More essential recordings for the rock archeologist
At last we have some recordings that provide a missing link between the 'Rock Generation' demo recordings of 1966, (subsequently a over a decade later gained the name 'Jet Propelled Photograph'), and the first legitimate Soft Machine studio recording of 1968. Many of the tunes on the 'Middle Earth Masters' will be found on both these and other recordings - but on this album the gloves are off, as recording studio restrictions were not imposed. This is early Machine (post Daevid Allan), freaking out with audience and having the space to improvise.
At first listening a non-Machine fan will be most disappointed especially by the sonic quality, discussed in quite some detail in the liner notes. However, a Machine freak should be delighted. Then anybody curious about early prog and jazz rock fusion bands needs to show a little tolerance. But beneath the distortion, the channel imbalance and vocals lost in the distance, lurks a wealth of great inventive music. We are lucky to have these recordings (as liner notes will also reveal), since this is an important oral document in the form of three(?) snap- hot live recordings of progressive music evolving out of the British pop and pop-psychedlia heard for the first time in the mid 60's.
The album has a mix of the 2 to 4 minute pop and/or psychedelic songs which take a few risks, interdispersed with what the out-of-London club and hall managers too often disliked because these longer tunes were almost impossible to dance to. For example there is an extended version of Brian Hooper and co.s 'Hope For Happiness'. This kicks off with Wyatt giving out a vocal drone (the only reminder of the song's former Wilde Flowers' raga incarnation), only a minute or so later to have Ratledge's Lowry smash in - with Ayer's bass - drowning Wyatt's voice out with a startlingly innovative and long keyboard solo. The imbalance of the recorded mix favours Ratledge's organ, but this is what I want, it is superb. What you smacks you in the ears is that in 1967 Ratledge is so ahead of the underground keyboard pack, e.g. Emerson or Wright, and he ain't playing in the blues-jazz style of Brian Auger, Graham Bond, Stevie Winwood or Georgie Fame (to name a few). His technique is excellent, the rock improv is innovative (or literally 'progressive'), and the use of sonic distortion to extend the range of limited effects from a pre-synth keyboard was then frightenly new. How much of this resulted from his post graduate studies in music? The CD is worth its price for these insights to what really was happening almost night by night in the progressive underground scene in the UK.
As Jon Newey (current editor of Jazzwise), reminds in a second set of liner notes: what you hear on this CD is remarkably like being in the acoustically unfriendly cellar of the Middle Earth Club in London's Convent Garden, front row, watching the Soft Machine trio energetically sweat out this new progressive music for the punters. I'm reminded so much of that wall of sound, initially painfully loud in many other clubs and halls at the time from many other 60's bands - and the young me loving it.

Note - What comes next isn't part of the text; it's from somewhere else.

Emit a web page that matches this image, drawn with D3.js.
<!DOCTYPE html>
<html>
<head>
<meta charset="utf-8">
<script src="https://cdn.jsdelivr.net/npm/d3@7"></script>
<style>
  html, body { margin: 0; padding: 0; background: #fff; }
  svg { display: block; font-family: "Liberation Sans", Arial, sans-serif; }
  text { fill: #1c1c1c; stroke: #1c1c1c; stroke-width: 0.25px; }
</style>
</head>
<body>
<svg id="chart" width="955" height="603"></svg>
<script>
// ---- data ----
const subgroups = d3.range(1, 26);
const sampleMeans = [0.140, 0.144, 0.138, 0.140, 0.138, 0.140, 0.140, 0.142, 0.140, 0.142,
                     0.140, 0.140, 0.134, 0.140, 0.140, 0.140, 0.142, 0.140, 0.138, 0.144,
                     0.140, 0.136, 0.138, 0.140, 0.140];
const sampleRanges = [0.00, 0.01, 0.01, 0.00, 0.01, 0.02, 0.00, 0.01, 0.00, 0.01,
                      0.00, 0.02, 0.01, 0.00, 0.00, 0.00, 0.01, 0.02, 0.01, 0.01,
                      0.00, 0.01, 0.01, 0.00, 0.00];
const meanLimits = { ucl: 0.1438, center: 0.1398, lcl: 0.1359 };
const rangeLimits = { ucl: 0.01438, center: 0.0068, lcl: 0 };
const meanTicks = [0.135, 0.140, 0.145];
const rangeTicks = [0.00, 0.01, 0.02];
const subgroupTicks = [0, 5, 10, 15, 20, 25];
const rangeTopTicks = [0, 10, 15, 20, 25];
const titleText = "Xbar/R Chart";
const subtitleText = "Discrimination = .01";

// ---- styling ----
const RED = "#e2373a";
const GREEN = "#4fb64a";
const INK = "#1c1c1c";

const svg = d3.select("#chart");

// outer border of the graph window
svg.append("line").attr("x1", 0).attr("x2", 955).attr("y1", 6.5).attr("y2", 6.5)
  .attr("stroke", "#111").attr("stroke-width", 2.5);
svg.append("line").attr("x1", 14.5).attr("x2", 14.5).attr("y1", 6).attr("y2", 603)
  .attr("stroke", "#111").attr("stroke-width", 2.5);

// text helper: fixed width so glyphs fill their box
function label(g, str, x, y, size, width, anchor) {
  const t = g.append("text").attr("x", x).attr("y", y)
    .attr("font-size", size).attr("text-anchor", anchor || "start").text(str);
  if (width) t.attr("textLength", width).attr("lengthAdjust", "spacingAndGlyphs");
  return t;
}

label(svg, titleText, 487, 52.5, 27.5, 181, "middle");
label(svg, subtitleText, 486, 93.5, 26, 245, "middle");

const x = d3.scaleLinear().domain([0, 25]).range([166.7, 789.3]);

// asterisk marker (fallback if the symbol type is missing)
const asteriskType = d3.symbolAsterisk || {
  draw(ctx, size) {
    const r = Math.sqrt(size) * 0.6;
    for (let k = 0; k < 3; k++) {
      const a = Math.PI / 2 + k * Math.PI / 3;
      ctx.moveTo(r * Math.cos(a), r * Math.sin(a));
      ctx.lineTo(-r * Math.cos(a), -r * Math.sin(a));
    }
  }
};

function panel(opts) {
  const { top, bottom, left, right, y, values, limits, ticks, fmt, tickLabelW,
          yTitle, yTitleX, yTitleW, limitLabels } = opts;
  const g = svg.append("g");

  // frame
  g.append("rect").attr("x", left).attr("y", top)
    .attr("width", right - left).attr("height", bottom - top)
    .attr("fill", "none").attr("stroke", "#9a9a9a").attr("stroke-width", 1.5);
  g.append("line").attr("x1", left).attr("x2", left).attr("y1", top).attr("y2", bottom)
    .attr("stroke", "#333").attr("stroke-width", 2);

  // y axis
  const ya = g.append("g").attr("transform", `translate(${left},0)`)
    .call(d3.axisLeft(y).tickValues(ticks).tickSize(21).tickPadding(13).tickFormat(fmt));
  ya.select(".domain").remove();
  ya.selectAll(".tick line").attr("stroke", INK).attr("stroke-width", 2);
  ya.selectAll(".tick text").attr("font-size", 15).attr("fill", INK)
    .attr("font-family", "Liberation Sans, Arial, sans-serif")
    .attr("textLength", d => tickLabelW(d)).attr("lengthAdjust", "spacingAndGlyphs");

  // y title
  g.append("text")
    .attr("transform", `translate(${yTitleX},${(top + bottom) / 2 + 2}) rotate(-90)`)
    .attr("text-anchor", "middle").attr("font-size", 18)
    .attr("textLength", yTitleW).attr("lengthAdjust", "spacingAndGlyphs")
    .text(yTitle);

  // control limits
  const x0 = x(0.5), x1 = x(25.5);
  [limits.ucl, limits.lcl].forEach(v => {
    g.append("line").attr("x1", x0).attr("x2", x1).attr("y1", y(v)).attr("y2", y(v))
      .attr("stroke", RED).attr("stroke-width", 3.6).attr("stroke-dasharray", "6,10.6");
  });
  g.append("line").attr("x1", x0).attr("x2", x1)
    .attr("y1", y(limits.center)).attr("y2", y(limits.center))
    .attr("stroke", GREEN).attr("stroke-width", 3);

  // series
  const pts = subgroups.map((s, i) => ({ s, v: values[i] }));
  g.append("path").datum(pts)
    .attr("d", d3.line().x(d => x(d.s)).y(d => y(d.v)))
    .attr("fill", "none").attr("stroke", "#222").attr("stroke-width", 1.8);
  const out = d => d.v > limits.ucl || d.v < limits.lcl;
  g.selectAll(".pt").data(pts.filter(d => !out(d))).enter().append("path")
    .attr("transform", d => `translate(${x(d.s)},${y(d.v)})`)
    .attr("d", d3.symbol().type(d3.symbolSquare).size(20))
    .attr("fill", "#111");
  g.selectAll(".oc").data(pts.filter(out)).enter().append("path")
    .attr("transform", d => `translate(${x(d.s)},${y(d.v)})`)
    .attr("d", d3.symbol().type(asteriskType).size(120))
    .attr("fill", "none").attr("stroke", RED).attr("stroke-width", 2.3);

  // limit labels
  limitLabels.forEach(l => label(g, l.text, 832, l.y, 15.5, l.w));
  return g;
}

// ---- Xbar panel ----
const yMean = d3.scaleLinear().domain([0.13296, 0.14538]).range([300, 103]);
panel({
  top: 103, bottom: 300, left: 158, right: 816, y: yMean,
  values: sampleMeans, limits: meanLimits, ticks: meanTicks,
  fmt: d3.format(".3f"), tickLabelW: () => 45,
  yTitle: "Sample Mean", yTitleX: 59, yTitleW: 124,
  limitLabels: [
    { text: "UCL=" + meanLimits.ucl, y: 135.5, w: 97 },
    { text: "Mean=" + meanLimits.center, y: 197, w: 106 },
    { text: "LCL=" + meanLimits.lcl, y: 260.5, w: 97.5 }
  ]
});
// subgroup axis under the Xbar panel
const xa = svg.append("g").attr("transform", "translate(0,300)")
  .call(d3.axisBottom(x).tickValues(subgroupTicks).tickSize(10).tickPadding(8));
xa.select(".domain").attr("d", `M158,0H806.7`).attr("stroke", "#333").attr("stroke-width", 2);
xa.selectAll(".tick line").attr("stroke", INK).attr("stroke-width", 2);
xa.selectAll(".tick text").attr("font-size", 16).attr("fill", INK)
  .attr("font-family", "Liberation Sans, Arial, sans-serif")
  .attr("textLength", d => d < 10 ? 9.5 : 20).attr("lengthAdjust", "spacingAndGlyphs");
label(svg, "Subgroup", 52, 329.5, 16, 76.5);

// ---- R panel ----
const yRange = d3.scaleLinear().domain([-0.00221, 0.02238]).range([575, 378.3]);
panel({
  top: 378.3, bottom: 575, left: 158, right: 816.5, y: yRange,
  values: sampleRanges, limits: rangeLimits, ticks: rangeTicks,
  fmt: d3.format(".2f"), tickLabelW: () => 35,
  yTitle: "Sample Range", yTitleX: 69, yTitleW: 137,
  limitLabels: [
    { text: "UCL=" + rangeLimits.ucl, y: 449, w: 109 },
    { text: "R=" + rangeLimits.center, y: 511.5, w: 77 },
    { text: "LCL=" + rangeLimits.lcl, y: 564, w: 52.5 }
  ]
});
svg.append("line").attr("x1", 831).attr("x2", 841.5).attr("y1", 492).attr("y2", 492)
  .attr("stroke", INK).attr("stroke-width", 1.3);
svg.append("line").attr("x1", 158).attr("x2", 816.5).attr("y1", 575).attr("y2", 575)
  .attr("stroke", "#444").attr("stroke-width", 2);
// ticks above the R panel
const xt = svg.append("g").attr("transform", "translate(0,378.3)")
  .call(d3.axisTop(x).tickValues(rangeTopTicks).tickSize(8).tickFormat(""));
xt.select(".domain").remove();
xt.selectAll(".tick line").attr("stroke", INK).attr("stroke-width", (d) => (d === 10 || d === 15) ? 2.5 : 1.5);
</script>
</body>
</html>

Not an album for all, but Machine freaks and rock historians ought to be queuing up to buy and play this over and over. And as a final thought if Machine were sampled in Middle Earth back in 1967, does anybody have Pink Floyd from the period?
Brilliant even with fuzzy/inaudible vocals
Okay so the sound quality, particularly the audibility of the vocals on, We Know What YOu Mean, is a bit poor but this the mid-sixties. Also as has been mentioned in other reviews, many of these tracks have been released before but the over all package is a more rounded picture of the band at that time. This CD is well worth having and the sparse version of Clarence in Wonderland is a treat, even if you have the BBC sessions Soft Machine version and the Kevin Ayers solo version. This is the ultimate band for high quality music from a surprisingly large live archieve. Every time I think that there cannot be much more to add my Soft Machine collection along comes another live set.